As published on financemagnates.com, Monday 8 March, 2021.
The United States Internal Revenue Services (IRS) is stepping up its efforts in detecting cryptocurrency tax evasion and fraud with the launch of a dedicated program called ‘Operation Hidden Treasure’.
First reported by Forbes, the program was first revealed to the public last week by Damon Rowe, the tax agency’s Director of the Office of Fraud Enforcement when speaking at the Federal Bar Association’s virtual tax conference.
The program was launched as a joint effort between the IRS’s civil office of fraud enforcement and its criminal investigation units. The participating agents are trained in cryptocurrency and virtual currency tracking.
The primary goal of the program is to track the cryptocurrency incomes of American taxpayers who failed to report them for tax purposes.

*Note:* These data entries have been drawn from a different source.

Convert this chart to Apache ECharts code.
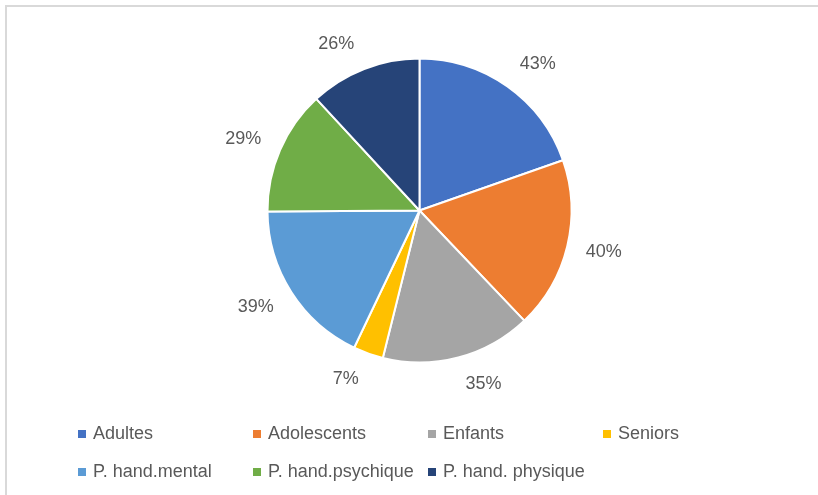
<!DOCTYPE html>
<html>
<head>
<meta charset="utf-8">
<script src="https://cdn.jsdelivr.net/npm/echarts@6/dist/echarts.min.js"></script>
<style>
  html, body { margin: 0; padding: 0; background: #ffffff; }
  #chart { width: 818px; height: 495px; }
</style>
</head>
<body>
<div id="chart"></div>
<script>
var categories = ['Adultes', 'Adolescents', 'Enfants', 'Seniors', 'P. hand.mental', 'P. hand.psychique', 'P. hand. physique'];
var values = [43, 40, 35, 7, 39, 29, 26];
var colors = ['#4472C4', '#ED7D31', '#A5A5A5', '#FFC000', '#5B9BD5', '#70AD47', '#264478'];

var FONT = '"Liberation Sans", Arial, sans-serif';
var TEXT_COLOR = '#595959';

var pieData = categories.map(function (name, i) {
  return { name: name, value: values[i], itemStyle: { color: colors[i] } };
});

// legend layout: two rows, four columns
var legendCols = [78, 253, 428, 603];
var legendRows = [425, 463];
var legends = categories.map(function (name, i) {
  var row = i < 4 ? 0 : 1;
  var col = i < 4 ? i : i - 4;
  return {
    data: [name],
    left: legendCols[col],
    top: legendRows[row],
    padding: 0,
    icon: 'rect',
    itemWidth: 8,
    itemHeight: 8,
    selectedMode: false,
    itemStyle: { borderWidth: 0 },
    textStyle: { fontFamily: FONT, fontSize: 18, color: TEXT_COLOR, padding: [0, 0, 0, 2] }
  };
});

var chart = echarts.init(document.getElementById('chart'), null, { renderer: 'canvas' });
chart.setOption({
  backgroundColor: '#ffffff',
  animation: false,
  graphic: [{
    type: 'rect',
    shape: { x: 6, y: 6, width: 1000, height: 1000 },
    style: { fill: 'none', stroke: '#d9d9d9', lineWidth: 2 },
    silent: true
  }],
  legend: legends,
  series: [{
    type: 'pie',
    center: [419.5, 210.5],
    radius: [0, 152],
    startAngle: 90,
    clockwise: true,
    avoidLabelOverlap: false,
    silent: true,
    itemStyle: { borderColor: '#ffffff', borderWidth: 2 },
    label: {
      show: true,
      position: 'outside',
      formatter: function (p) { return p.value + '%'; },
      fontFamily: FONT,
      fontSize: 18,
      color: TEXT_COLOR,
      distanceToLabelLine: 0
    },
    labelLine: {
      show: true,
      length: 16,
      length2: 0,
      lineStyle: { color: 'rgba(0,0,0,0)', width: 0 }
    },
    labelLayout: function (p) {
      var pts = p.labelLinePoints;
      if (!pts || pts.length < 2) { return {}; }
      var dx = pts[1][0] - pts[0][0];
      var dy = pts[1][1] - pts[0][1];
      var len = Math.sqrt(dx * dx + dy * dy) || 1;
      return {
        x: pts[1][0] + (dx < 0 ? -4 : 3),
        y: pts[1][1] + (dy / len) * 11,
        align: dx < 0 ? 'right' : 'left',
        verticalAlign: 'middle'
      };
    },
    data: pieData
  }]
});
</script>
</body>
</html>
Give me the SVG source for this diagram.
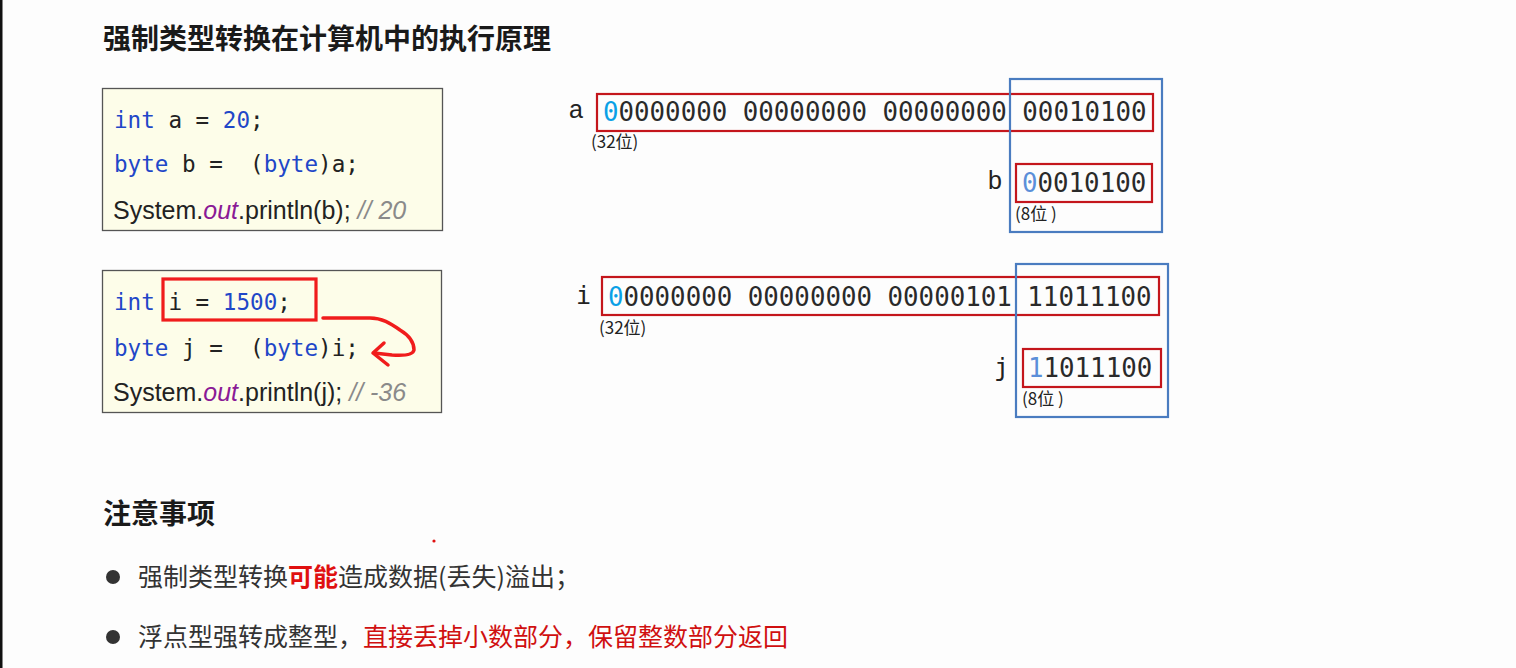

As Carolyn Schenck, National Fraud Counsel in the IRS Office of Chief Counsel, explained, the agency is identifying tax evaders using various ‘tax evasion signatures’, one of which is ‘structuring’ with which taxpayers structure their transactions of less than $10,000 to avoid certain tax obligations. The agency is also working with third-party vendors to identify and investigate these tax evasion signatures.
As a part of the initiative, the IRS agents are reportedly being trained alongside the European Union Agency for Law Enforcement Cooperation (Europol).
Though taxing cryptocurrencies remain very hard on the part of the tax agencies, it became efficient over the years with the use of sophisticated technologies. To date, tens of thousands of US taxpayers received notices and warnings from the IRS for not reporting their crypto incomes. Though not officially admitted, details of these tax evaders were obtained from the Coinbase database.
Most recently, the IRS clarifies that the crypto investors buying cryptocurrencies with fiat need not have to declare their investments in Form 1040, but those incomes will be taxed under the standard capital gains structure.